**Exercise description**:
Set down all of the data that follows word for word, without the images.

>> BEGIN

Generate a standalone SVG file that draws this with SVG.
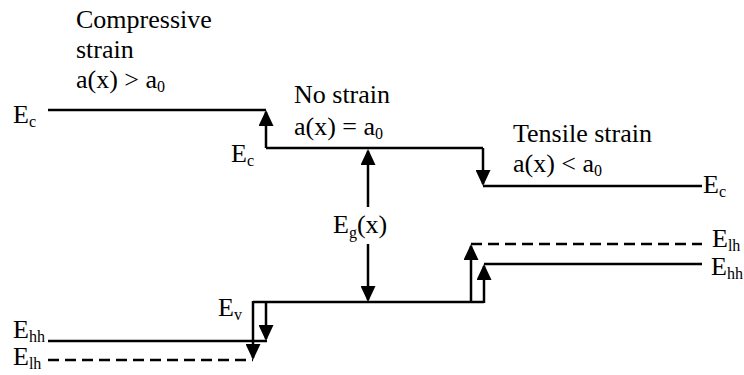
<svg xmlns="http://www.w3.org/2000/svg" width="744" height="375" viewBox="0 0 744 375">
<style>
text{font-family:"Liberation Serif","Times New Roman",serif;font-size:26px;fill:#000}
.E{font-size:26px}
.s{font-size:16px}
.ln{stroke:#000;stroke-width:2.5;fill:none}
.d{stroke-dasharray:11 6}
</style>
<defs>
<marker id="ah" viewBox="0 0 16 15" markerWidth="16" markerHeight="15" refX="14" refY="7.5" orient="auto" markerUnits="userSpaceOnUse">
<path d="M0,0 L16,7.5 L0,15 Z" fill="#000"/>
</marker>
</defs>
<g id="connectors">
<path class="ln" d="M48,110 H266"/>
<path class="ln" d="M266,148 H483"/>
<path class="ln" d="M483,186 H702"/>
<path class="ln" d="M253,302 H484"/>
<path class="ln" d="M48,341 H267"/>
<path class="ln d" d="M48,360 H253"/>
<path class="ln d" d="M471,244 H702"/>
<path class="ln" d="M484,264 H702"/>
<path class="ln" d="M266,148 V112" marker-end="url(#ah)"/>
<path class="ln" d="M483,148 V184" marker-end="url(#ah)"/>
<path class="ln" d="M368,207 V151" marker-end="url(#ah)"/>
<path class="ln" d="M368,244 V300" marker-end="url(#ah)"/>
<path class="ln" d="M253,301 V358" marker-end="url(#ah)"/>
<path class="ln" d="M266,301 V339" marker-end="url(#ah)"/>
<path class="ln" d="M471,303 V246" marker-end="url(#ah)"/>
<path class="ln" d="M484,303 V266" marker-end="url(#ah)"/>
</g>
<g id="label-compressive">
<text x="76" y="28">Compressive</text>
<text x="76" y="58">strain</text>
<text x="76" y="88">a(x) &gt; a<tspan class="s" dy="4">0</tspan></text>
</g>
<g id="label-nostrain">
<text x="294" y="103">No strain</text>
<text x="294" y="135">a(x) = a<tspan class="s" dy="4">0</tspan></text>
</g>
<g id="label-tensile">
<text x="513" y="142">Tensile strain</text>
<text x="513" y="172">a(x) &lt; a<tspan class="s" dy="4">0</tspan></text>
</g>
<g id="ec-left"><text class="E" x="13" y="123">E<tspan class="s" dy="4">c</tspan></text></g>
<g id="ec-mid"><text class="E" x="231" y="162">E<tspan class="s" dy="4">c</tspan></text></g>
<g id="ec-right"><text class="E" x="703" y="193">E<tspan class="s" dy="4">c</tspan></text></g>
<g id="eg"><text class="E" x="333" y="233">E<tspan class="s" dy="5">g</tspan><tspan dy="-5">(x)</tspan></text></g>
<g id="ev"><text class="E" x="218" y="316">E<tspan class="s" dy="4">v</tspan></text></g>
<g id="ehh-left"><text class="E" x="13" y="338">E<tspan class="s" dy="4">hh</tspan></text></g>
<g id="elh-left"><text class="E" x="13" y="365">E<tspan class="s" dy="4">lh</tspan></text></g>
<g id="elh-right"><text class="E" x="712" y="247">E<tspan class="s" dy="4">lh</tspan></text></g>
<g id="ehh-right"><text class="E" x="711" y="275">E<tspan class="s" dy="4">hh</tspan></text></g>
</svg>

>> END

**Right answer**:
Generate a standalone SVG file that draws this with SVG.
<svg xmlns="http://www.w3.org/2000/svg" width="744" height="375" viewBox="0 0 744 375">
<style>
text{font-family:"Liberation Serif","Times New Roman",serif;font-size:26px;fill:#000}
.E{font-size:26px}
.s{font-size:16px}
.ln{stroke:#000;stroke-width:2.5;fill:none}
.d{stroke-dasharray:11 6}
</style>
<defs>
<marker id="ah" viewBox="0 0 16 15" markerWidth="16" markerHeight="15" refX="14" refY="7.5" orient="auto" markerUnits="userSpaceOnUse">
<path d="M0,0 L16,7.5 L0,15 Z" fill="#000"/>
</marker>
</defs>
<g id="connectors">
<path class="ln" d="M48,110 H266"/>
<path class="ln" d="M266,148 H483"/>
<path class="ln" d="M483,186 H702"/>
<path class="ln" d="M253,302 H484"/>
<path class="ln" d="M48,341 H267"/>
<path class="ln d" d="M48,360 H253"/>
<path class="ln d" d="M471,244 H702"/>
<path class="ln" d="M484,264 H702"/>
<path class="ln" d="M266,148 V112" marker-end="url(#ah)"/>
<path class="ln" d="M483,148 V184" marker-end="url(#ah)"/>
<path class="ln" d="M368,207 V151" marker-end="url(#ah)"/>
<path class="ln" d="M368,244 V300" marker-end="url(#ah)"/>
<path class="ln" d="M253,301 V358" marker-end="url(#ah)"/>
<path class="ln" d="M266,301 V339" marker-end="url(#ah)"/>
<path class="ln" d="M471,303 V246" marker-end="url(#ah)"/>
<path class="ln" d="M484,303 V266" marker-end="url(#ah)"/>
</g>
<g id="label-compressive">
<text x="76" y="28">Compressive</text>
<text x="76" y="58">strain</text>
<text x="76" y="88">a(x) &gt; a<tspan class="s" dy="4">0</tspan></text>
</g>
<g id="label-nostrain">
<text x="294" y="103">No strain</text>
<text x="294" y="135">a(x) = a<tspan class="s" dy="4">0</tspan></text>
</g>
<g id="label-tensile">
<text x="513" y="142">Tensile strain</text>
<text x="513" y="172">a(x) &lt; a<tspan class="s" dy="4">0</tspan></text>
</g>
<g id="ec-left"><text class="E" x="13" y="123">E<tspan class="s" dy="4">c</tspan></text></g>
<g id="ec-mid"><text class="E" x="231" y="162">E<tspan class="s" dy="4">c</tspan></text></g>
<g id="ec-right"><text class="E" x="703" y="193">E<tspan class="s" dy="4">c</tspan></text></g>
<g id="eg"><text class="E" x="333" y="233">E<tspan class="s" dy="5">g</tspan><tspan dy="-5">(x)</tspan></text></g>
<g id="ev"><text class="E" x="218" y="316">E<tspan class="s" dy="4">v</tspan></text></g>
<g id="ehh-left"><text class="E" x="13" y="338">E<tspan class="s" dy="4">hh</tspan></text></g>
<g id="elh-left"><text class="E" x="13" y="365">E<tspan class="s" dy="4">lh</tspan></text></g>
<g id="elh-right"><text class="E" x="712" y="247">E<tspan class="s" dy="4">lh</tspan></text></g>
<g id="ehh-right"><text class="E" x="711" y="275">E<tspan class="s" dy="4">hh</tspan></text></g>
</svg>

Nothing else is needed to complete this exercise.